Figure scripts
:::::

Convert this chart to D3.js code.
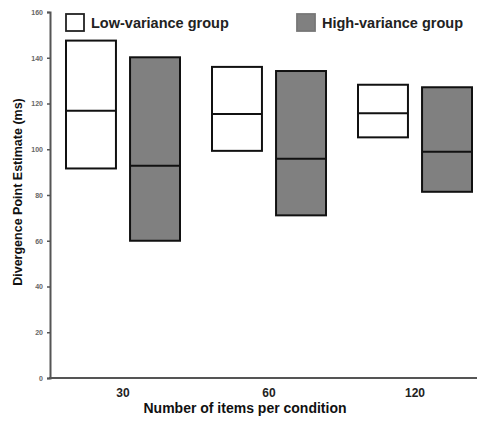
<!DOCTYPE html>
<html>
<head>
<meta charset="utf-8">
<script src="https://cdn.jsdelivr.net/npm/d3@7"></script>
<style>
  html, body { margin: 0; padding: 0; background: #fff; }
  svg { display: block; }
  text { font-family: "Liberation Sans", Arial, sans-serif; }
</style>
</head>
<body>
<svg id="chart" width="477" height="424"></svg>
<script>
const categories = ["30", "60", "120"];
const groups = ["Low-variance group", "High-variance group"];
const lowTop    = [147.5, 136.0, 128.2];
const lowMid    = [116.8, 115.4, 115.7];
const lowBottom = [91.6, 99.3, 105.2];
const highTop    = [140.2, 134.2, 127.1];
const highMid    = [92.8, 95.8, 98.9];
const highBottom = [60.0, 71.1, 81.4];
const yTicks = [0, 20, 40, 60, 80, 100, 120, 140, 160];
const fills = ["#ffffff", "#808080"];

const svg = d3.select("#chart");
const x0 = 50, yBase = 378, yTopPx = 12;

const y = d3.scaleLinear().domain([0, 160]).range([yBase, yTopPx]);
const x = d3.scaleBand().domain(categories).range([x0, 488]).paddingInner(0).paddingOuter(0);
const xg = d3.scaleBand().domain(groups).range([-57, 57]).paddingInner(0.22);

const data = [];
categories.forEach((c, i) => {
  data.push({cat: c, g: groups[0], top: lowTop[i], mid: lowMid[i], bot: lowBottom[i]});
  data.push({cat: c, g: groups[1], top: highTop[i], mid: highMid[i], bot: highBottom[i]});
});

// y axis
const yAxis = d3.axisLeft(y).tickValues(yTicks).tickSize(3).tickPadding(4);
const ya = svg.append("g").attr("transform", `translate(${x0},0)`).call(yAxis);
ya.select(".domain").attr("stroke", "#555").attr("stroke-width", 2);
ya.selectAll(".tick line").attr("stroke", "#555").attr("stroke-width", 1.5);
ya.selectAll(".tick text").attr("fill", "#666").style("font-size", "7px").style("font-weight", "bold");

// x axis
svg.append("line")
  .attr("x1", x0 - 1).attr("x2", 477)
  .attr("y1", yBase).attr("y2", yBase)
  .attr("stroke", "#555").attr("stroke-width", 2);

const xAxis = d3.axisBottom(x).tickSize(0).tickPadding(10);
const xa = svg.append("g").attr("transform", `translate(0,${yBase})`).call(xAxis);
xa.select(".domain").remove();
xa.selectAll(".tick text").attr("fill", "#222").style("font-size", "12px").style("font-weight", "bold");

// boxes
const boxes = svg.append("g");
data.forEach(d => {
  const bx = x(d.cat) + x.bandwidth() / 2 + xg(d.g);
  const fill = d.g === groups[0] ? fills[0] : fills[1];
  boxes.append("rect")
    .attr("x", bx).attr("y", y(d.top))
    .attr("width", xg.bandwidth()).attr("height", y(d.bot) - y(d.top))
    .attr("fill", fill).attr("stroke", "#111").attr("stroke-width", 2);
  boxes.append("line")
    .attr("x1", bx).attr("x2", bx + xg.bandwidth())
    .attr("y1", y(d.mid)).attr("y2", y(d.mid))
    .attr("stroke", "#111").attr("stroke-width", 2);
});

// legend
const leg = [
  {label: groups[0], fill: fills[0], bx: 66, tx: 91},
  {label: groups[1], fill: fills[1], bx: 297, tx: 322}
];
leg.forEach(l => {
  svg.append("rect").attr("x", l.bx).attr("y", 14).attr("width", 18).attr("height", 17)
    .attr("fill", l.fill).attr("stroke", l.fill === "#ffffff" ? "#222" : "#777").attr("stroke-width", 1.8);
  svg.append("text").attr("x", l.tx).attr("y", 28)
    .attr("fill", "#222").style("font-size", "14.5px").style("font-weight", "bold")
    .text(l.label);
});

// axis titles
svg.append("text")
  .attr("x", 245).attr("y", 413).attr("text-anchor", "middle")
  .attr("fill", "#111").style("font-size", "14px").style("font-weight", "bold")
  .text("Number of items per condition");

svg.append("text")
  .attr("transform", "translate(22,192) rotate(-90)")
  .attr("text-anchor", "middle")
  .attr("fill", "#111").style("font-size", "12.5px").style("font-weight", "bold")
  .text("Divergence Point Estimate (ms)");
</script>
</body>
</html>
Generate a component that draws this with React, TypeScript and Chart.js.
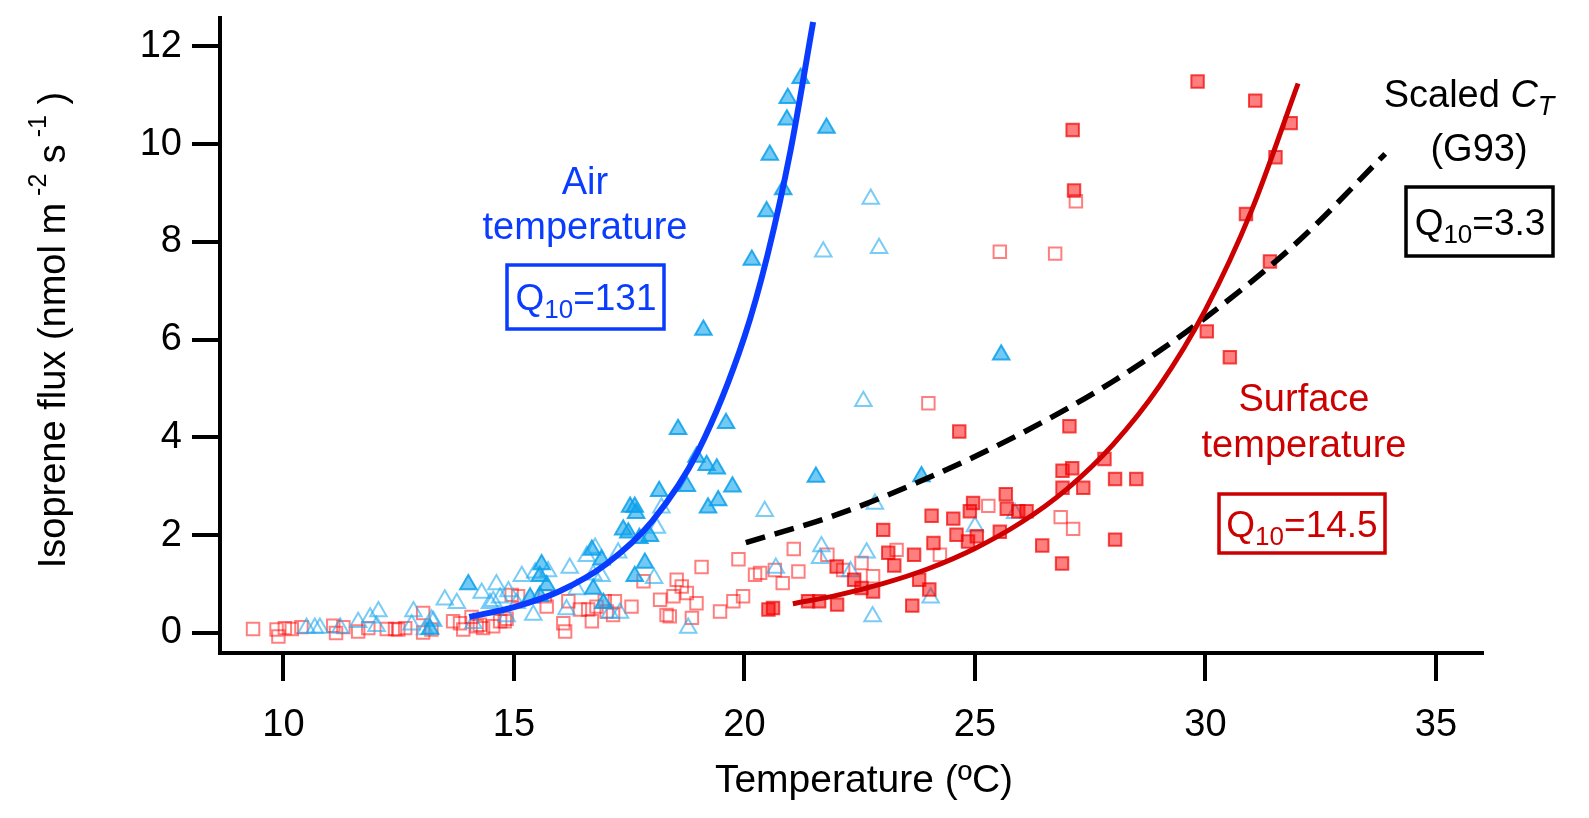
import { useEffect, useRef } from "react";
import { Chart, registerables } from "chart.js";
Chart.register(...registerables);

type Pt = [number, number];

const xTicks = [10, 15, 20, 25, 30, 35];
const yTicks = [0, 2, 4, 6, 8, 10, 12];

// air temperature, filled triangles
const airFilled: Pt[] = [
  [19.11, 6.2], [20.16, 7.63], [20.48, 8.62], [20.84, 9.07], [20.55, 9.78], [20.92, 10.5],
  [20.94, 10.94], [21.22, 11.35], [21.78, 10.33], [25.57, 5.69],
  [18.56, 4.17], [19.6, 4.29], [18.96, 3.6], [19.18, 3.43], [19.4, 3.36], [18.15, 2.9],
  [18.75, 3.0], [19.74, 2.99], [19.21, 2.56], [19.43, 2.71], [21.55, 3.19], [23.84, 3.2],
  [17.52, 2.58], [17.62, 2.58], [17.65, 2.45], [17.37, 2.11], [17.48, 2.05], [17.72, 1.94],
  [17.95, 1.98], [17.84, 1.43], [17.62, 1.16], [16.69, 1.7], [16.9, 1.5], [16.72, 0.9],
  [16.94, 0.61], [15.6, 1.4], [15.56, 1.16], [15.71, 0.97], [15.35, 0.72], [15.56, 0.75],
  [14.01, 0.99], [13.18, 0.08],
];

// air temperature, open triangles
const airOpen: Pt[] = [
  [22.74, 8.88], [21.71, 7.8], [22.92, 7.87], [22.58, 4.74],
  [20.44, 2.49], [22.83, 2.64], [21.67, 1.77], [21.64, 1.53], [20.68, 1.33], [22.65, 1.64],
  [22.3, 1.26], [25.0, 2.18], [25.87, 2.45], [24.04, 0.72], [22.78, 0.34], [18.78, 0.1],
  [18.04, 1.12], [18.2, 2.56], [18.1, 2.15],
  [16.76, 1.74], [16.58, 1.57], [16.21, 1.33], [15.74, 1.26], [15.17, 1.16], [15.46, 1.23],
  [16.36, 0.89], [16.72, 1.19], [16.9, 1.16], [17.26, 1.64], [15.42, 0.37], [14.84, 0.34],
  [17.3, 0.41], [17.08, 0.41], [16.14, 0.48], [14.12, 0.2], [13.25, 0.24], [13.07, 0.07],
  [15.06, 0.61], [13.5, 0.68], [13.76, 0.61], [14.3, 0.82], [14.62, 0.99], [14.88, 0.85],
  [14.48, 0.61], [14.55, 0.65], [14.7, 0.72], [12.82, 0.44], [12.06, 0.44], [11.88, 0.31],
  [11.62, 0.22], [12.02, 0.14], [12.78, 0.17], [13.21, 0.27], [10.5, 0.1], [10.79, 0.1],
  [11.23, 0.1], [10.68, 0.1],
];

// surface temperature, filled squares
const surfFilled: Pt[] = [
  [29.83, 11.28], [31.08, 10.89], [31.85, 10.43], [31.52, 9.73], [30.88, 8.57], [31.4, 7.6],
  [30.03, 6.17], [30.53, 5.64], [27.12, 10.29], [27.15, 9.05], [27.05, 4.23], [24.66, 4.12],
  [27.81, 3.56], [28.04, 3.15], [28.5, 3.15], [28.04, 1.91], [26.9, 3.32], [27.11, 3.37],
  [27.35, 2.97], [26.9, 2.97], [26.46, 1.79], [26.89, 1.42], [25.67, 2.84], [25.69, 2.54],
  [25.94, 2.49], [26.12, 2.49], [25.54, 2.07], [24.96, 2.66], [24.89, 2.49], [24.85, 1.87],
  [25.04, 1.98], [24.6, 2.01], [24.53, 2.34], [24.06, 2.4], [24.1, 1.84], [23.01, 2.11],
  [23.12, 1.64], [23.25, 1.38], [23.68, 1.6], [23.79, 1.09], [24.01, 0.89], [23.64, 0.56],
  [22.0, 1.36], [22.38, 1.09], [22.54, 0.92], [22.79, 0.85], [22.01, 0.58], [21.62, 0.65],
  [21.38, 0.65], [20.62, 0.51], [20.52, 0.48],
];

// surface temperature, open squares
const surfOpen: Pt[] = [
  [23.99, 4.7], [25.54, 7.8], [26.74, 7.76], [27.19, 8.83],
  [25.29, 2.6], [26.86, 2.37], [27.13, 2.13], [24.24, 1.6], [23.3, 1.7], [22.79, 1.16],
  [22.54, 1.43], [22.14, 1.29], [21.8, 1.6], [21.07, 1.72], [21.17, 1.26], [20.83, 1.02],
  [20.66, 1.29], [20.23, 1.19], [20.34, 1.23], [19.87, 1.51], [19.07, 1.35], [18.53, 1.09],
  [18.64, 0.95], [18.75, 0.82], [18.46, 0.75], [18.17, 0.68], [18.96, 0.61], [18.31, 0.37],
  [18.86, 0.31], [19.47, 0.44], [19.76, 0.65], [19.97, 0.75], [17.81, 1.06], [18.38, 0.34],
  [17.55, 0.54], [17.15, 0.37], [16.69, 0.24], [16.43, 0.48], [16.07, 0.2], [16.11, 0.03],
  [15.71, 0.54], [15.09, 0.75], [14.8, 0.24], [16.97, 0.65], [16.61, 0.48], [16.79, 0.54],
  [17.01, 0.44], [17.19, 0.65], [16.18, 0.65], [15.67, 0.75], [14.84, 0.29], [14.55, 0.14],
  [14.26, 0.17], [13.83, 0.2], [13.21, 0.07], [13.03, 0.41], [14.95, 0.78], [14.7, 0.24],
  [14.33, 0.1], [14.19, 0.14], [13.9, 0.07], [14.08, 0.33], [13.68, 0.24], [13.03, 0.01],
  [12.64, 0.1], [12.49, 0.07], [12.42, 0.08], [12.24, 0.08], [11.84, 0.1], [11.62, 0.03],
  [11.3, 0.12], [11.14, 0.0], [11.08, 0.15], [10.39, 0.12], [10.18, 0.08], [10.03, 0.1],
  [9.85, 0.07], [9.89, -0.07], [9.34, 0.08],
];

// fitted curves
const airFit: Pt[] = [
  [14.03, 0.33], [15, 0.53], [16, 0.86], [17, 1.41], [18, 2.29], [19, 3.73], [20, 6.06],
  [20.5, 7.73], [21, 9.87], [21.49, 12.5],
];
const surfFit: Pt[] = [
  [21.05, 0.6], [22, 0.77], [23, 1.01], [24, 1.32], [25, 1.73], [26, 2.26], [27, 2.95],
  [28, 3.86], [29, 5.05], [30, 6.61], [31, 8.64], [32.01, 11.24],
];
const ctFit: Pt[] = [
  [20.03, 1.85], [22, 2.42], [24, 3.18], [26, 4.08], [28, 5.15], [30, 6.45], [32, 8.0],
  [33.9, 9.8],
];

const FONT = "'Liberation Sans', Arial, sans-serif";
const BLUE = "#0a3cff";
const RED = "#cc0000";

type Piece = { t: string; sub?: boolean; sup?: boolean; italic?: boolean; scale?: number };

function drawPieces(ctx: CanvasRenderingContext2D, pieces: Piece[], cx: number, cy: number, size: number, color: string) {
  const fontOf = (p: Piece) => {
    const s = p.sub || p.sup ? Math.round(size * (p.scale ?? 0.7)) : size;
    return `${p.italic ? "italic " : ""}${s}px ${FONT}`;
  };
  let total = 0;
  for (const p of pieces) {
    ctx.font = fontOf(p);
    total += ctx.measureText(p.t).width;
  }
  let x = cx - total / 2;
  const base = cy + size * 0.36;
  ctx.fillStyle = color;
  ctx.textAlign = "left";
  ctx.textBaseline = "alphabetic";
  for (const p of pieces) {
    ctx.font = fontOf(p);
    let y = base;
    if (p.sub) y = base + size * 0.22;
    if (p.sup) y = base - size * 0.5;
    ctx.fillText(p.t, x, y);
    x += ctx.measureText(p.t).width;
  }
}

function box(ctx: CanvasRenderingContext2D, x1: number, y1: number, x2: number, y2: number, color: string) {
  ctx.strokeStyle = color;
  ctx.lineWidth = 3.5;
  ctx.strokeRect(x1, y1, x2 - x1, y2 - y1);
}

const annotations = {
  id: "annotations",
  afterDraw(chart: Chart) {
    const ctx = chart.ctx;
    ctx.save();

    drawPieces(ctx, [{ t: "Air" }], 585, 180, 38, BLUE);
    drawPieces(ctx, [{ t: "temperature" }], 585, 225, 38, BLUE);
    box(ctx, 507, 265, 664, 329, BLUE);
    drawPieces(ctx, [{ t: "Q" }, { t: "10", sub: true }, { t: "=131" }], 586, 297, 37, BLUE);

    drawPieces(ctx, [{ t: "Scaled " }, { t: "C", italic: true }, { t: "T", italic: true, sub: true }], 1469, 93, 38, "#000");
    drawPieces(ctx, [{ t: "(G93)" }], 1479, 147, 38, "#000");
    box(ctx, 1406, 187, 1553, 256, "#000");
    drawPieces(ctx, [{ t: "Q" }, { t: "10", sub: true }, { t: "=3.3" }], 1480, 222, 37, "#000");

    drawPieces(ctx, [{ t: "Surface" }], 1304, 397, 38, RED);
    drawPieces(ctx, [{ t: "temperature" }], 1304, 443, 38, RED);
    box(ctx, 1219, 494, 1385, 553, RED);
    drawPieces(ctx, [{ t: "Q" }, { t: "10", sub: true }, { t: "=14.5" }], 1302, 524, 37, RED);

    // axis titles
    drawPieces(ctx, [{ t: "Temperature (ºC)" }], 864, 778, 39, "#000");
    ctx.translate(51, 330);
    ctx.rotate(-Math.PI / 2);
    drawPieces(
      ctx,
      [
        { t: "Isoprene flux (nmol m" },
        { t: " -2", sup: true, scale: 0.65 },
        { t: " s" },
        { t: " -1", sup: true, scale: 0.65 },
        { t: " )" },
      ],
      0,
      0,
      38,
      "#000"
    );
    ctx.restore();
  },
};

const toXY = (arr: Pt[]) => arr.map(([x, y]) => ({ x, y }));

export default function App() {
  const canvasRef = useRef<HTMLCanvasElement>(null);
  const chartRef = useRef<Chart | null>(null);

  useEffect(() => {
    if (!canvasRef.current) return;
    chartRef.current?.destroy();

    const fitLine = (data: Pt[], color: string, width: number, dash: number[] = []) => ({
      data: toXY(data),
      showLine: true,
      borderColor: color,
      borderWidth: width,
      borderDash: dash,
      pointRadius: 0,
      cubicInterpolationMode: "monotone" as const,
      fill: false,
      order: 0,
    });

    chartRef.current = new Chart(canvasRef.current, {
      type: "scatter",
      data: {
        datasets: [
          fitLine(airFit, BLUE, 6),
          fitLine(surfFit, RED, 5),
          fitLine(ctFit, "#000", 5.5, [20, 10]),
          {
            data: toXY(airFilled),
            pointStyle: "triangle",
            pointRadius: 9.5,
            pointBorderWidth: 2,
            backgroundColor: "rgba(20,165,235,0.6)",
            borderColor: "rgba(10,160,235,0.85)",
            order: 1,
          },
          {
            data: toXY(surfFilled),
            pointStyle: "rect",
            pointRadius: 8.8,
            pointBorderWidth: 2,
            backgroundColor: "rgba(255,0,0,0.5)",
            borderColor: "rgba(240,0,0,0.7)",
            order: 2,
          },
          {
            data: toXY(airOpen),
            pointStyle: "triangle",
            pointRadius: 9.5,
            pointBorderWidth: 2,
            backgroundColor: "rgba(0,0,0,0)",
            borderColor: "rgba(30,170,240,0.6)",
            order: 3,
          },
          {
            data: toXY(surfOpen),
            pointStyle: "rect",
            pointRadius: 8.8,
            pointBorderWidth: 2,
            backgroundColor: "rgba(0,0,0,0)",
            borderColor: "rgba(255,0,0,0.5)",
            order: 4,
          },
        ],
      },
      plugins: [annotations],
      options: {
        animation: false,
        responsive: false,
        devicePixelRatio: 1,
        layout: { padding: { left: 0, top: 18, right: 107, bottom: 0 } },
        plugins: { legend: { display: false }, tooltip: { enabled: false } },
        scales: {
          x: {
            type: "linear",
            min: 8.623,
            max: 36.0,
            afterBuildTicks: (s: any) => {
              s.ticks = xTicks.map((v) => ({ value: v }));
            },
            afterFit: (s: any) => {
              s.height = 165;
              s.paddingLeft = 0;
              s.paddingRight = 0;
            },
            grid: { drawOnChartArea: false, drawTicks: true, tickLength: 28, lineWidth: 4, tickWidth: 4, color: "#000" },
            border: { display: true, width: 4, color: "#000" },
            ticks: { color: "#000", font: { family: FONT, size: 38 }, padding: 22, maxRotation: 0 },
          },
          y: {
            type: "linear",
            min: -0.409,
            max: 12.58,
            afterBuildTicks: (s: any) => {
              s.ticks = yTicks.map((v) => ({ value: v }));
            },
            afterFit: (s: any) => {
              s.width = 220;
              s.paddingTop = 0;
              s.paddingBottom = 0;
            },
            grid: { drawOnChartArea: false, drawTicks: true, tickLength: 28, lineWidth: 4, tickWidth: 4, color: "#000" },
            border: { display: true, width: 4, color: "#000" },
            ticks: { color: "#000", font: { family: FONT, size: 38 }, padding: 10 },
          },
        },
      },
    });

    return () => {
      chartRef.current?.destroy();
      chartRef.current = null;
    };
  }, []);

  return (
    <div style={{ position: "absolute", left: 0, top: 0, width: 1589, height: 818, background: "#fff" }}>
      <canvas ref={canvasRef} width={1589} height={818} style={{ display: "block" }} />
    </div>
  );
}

:::::

Across all the entries, count the lines that contain the word "this" and give the number by itself.

2